- **EXERCISE DESCRIPTION**: Quote each line of the material verbatim, without the pictures.

- **DATA**:
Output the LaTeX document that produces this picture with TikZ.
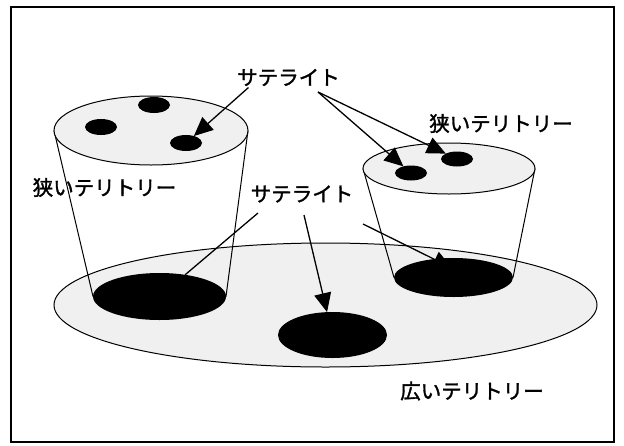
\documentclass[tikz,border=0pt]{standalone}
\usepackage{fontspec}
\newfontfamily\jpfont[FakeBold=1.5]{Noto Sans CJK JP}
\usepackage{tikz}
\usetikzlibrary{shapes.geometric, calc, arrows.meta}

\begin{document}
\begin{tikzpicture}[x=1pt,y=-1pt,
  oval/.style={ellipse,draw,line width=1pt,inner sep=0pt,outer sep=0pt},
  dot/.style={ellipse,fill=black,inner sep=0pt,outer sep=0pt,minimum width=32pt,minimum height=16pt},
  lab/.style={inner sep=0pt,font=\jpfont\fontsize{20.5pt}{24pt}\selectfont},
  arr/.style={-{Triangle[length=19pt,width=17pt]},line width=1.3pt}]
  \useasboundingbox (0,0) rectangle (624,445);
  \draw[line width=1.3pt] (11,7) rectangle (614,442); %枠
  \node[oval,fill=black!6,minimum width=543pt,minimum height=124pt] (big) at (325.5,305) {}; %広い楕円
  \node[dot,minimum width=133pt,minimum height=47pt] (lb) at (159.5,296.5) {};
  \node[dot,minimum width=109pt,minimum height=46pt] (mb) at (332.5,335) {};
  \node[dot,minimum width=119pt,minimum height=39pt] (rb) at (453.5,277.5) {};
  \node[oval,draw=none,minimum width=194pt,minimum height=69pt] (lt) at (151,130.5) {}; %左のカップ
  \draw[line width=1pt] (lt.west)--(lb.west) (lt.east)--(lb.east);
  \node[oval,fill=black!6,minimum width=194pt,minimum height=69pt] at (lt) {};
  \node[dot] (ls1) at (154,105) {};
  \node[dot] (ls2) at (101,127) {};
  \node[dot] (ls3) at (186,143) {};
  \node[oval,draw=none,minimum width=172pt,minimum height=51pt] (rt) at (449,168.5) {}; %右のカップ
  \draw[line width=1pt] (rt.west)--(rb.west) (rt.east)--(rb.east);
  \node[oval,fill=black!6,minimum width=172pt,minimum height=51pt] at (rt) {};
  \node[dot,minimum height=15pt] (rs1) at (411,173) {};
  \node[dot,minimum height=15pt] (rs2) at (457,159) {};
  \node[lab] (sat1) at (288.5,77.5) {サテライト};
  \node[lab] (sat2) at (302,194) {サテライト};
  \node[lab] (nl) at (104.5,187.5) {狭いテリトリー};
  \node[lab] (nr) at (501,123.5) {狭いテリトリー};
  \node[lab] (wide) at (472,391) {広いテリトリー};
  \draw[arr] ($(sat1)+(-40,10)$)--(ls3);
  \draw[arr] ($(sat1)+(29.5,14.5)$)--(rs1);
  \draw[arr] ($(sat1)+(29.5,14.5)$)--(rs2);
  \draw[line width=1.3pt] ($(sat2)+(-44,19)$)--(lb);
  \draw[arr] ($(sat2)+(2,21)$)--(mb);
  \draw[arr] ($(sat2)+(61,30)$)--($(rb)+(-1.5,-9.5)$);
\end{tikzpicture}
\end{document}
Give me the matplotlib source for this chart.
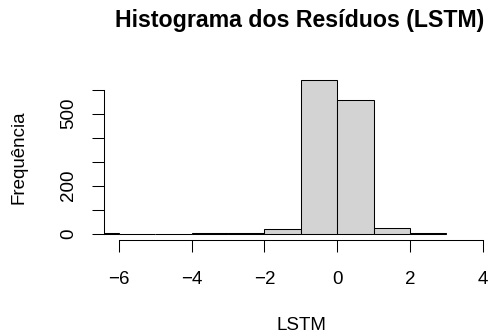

- **CORRECT ANSWER**:
Output the LaTeX document that produces this picture with TikZ.
\documentclass[tikz,border=0pt]{standalone}
\usepackage{fontspec}
\newfontfamily\jpfont[FakeBold=1.5]{Noto Sans CJK JP}
\usepackage{tikz}
\usetikzlibrary{shapes.geometric, calc, arrows.meta}

\begin{document}
\begin{tikzpicture}[x=1pt,y=-1pt,
  oval/.style={ellipse,draw,line width=1pt,inner sep=0pt,outer sep=0pt},
  dot/.style={ellipse,fill=black,inner sep=0pt,outer sep=0pt,minimum width=32pt,minimum height=16pt},
  lab/.style={inner sep=0pt,font=\jpfont\fontsize{20.5pt}{24pt}\selectfont},
  arr/.style={-{Triangle[length=19pt,width=17pt]},line width=1.3pt}]
  \useasboundingbox (0,0) rectangle (624,445);
  \draw[line width=1.3pt] (11,7) rectangle (614,442); %枠
  \node[oval,fill=black!6,minimum width=543pt,minimum height=124pt] (big) at (325.5,305) {}; %広い楕円
  \node[dot,minimum width=133pt,minimum height=47pt] (lb) at (159.5,296.5) {};
  \node[dot,minimum width=109pt,minimum height=46pt] (mb) at (332.5,335) {};
  \node[dot,minimum width=119pt,minimum height=39pt] (rb) at (453.5,277.5) {};
  \node[oval,draw=none,minimum width=194pt,minimum height=69pt] (lt) at (151,130.5) {}; %左のカップ
  \draw[line width=1pt] (lt.west)--(lb.west) (lt.east)--(lb.east);
  \node[oval,fill=black!6,minimum width=194pt,minimum height=69pt] at (lt) {};
  \node[dot] (ls1) at (154,105) {};
  \node[dot] (ls2) at (101,127) {};
  \node[dot] (ls3) at (186,143) {};
  \node[oval,draw=none,minimum width=172pt,minimum height=51pt] (rt) at (449,168.5) {}; %右のカップ
  \draw[line width=1pt] (rt.west)--(rb.west) (rt.east)--(rb.east);
  \node[oval,fill=black!6,minimum width=172pt,minimum height=51pt] at (rt) {};
  \node[dot,minimum height=15pt] (rs1) at (411,173) {};
  \node[dot,minimum height=15pt] (rs2) at (457,159) {};
  \node[lab] (sat1) at (288.5,77.5) {サテライト};
  \node[lab] (sat2) at (302,194) {サテライト};
  \node[lab] (nl) at (104.5,187.5) {狭いテリトリー};
  \node[lab] (nr) at (501,123.5) {狭いテリトリー};
  \node[lab] (wide) at (472,391) {広いテリトリー};
  \draw[arr] ($(sat1)+(-40,10)$)--(ls3);
  \draw[arr] ($(sat1)+(29.5,14.5)$)--(rs1);
  \draw[arr] ($(sat1)+(29.5,14.5)$)--(rs2);
  \draw[line width=1.3pt] ($(sat2)+(-44,19)$)--(lb);
  \draw[arr] ($(sat2)+(2,21)$)--(mb);
  \draw[arr] ($(sat2)+(61,30)$)--($(rb)+(-1.5,-9.5)$);
\end{tikzpicture}
\end{document}
Give me the matplotlib source for this chart.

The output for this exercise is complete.